More children become victims of human trafficking, UN reports

DAILY SABAH WITH AFP
Istanbul
Published 08.01.2019 01:51
Updated 08.01.2019 08:00
A Rohingya refugee girl poses in Cox’s Bazar, Sept. 28, 2017.
A Rohingya refugee girl poses in Cox’s Bazar, Sept. 28, 2017.

As the number of human trafficking victims is on the rise globally, children account for 30 percent of all detected victims, with far more girls detected than boys, according to a U.N. report

Amid a recent trend toward more people trafficking convictions in many African and Middle Eastern countries in 2018, children represent 30 percent of detected trafficking victims, according to the latest Global Report on Trafficking in Persons launched yesterday in Vienna.

The U.N. Office on Drugs and Crime (UNODC) said the overwhelming number of detected victims of trafficking globally is women, with a further 23 percent being girls and the report warns that their share of the total is increasing.

"Child soldiers, forced labor, sexual slavery, human trafficking has taken on horrific dimensions as armed groups and terrorists use it to spread fear and gain victims to offer as incentives to recruit new fighters," said UNODC Executive Director Yury Fedotov at a special event of the Commission on Crime Prevention and Criminal Justice (CCPCJ) with Austrian Foreign Minister Karin Kneissl.

"This report shows that we need to step up technical assistance and strengthen cooperation to support all countries to protect victims and bring criminals to justice and achieve the Sustainable Development Goals," he added.

Forcibly displaced people from Syria, Iraq, Afghanistan and Myanmar have been targeted by traffickers, as have migrants and refugees traveling through conflict areas such as Libya or parts of sub-Saharan Africa. Trafficking for the purpose of sexual exploitation was by far the most common form found in the data compiled by the report, accounting for 59 percent of victims detected in 2016.

The UNODC underlined the role of groups involved in various armed conflicts in using human trafficking "to finance activities or increase their workforce," as well as for sexual slavery. It highlighted the case of the thousands of girls and women from the Yazidi minority enslaved by the Daesh terrorist group in Iraq. One of them, Nadia Murad, was a winner of the Nobel Peace Prize last year in recognition of her activism on behalf of other victims.

After sexual exploitation, the next most common reason for trafficking was forced labor, accounting for a third of victims covered by the data and especially prevalent in sub-Saharan Africa and the Middle East.

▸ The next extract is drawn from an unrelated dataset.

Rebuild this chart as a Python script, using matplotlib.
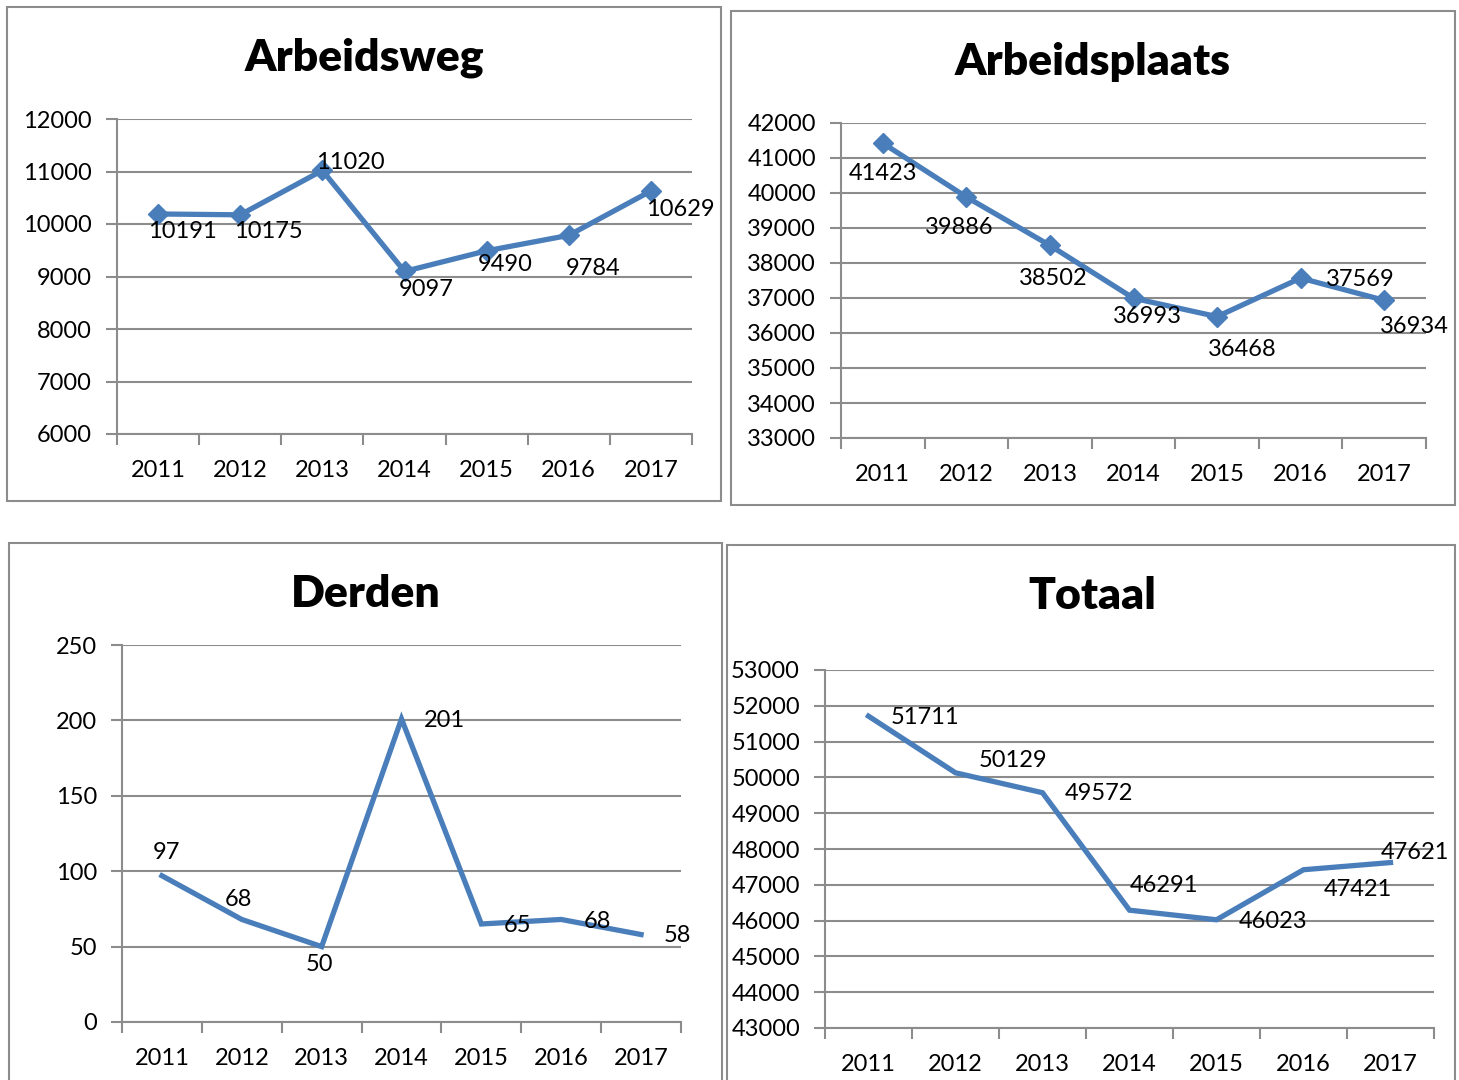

A number of other patterns are also mentioned, such as trafficking for forced marriage, more commonly detected in southeast Asia.

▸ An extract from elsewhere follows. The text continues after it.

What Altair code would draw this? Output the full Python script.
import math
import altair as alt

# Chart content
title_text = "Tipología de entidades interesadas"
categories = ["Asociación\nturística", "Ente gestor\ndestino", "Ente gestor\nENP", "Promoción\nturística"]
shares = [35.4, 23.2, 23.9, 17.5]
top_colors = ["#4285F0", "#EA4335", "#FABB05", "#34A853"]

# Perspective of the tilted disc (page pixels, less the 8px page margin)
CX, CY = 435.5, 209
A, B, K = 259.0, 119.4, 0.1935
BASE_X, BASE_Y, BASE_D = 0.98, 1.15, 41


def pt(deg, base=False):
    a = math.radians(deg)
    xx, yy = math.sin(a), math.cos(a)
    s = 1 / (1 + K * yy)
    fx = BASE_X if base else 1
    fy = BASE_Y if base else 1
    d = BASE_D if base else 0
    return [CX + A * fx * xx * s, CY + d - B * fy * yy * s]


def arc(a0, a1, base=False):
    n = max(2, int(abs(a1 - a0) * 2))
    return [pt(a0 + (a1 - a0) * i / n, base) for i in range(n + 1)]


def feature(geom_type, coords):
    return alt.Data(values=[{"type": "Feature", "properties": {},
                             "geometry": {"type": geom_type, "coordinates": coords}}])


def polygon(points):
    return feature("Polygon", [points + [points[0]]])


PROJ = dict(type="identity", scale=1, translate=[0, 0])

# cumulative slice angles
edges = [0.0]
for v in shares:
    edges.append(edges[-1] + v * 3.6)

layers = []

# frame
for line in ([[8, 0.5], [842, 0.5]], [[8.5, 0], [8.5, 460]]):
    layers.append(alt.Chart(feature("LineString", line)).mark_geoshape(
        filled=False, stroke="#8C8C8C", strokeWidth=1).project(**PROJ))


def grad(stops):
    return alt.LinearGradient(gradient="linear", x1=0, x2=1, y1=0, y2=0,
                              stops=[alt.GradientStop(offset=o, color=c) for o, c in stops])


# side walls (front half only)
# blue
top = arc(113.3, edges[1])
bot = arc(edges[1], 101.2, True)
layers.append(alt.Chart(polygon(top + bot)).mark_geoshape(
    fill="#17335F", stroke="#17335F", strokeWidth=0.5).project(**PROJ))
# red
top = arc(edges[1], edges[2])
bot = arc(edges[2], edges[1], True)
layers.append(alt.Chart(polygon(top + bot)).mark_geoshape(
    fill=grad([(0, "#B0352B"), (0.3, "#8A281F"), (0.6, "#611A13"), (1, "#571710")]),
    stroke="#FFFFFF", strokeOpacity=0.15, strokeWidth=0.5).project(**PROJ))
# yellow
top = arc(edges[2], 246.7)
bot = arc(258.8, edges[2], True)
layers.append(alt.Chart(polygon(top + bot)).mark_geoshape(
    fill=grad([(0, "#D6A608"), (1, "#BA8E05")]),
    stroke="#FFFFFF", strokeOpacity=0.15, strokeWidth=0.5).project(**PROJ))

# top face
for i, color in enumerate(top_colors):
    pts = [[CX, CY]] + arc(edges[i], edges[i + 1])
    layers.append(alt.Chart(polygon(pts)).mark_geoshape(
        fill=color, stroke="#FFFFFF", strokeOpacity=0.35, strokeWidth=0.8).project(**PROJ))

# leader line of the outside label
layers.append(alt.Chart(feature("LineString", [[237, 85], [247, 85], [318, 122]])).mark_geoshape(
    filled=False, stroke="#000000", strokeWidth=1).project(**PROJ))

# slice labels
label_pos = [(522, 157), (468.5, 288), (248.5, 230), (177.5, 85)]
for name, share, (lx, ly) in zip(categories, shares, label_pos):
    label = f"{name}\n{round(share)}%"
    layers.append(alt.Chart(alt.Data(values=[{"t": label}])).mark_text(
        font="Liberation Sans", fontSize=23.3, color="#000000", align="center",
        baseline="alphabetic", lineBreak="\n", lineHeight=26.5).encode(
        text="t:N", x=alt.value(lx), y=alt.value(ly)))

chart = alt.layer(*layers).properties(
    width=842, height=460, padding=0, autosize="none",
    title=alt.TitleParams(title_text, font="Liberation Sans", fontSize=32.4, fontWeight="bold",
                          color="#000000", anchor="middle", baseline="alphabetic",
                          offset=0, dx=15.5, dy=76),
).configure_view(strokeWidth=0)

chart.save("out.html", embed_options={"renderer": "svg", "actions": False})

The total number of victims reported to the UNODC in 2016 stood at just under 25,000, an increase of more than 10,000 since 2011, with increases "more pronounced in the Americas and in Asia."

However, the report cautions that the increase may be down to more efficient identification of victims, rather than an increase in the numbers of people being trafficked. While Europe and the Middle East attract many victims from other parts of the world, the authors found that the majority of victims are detected in their countries of citizenship.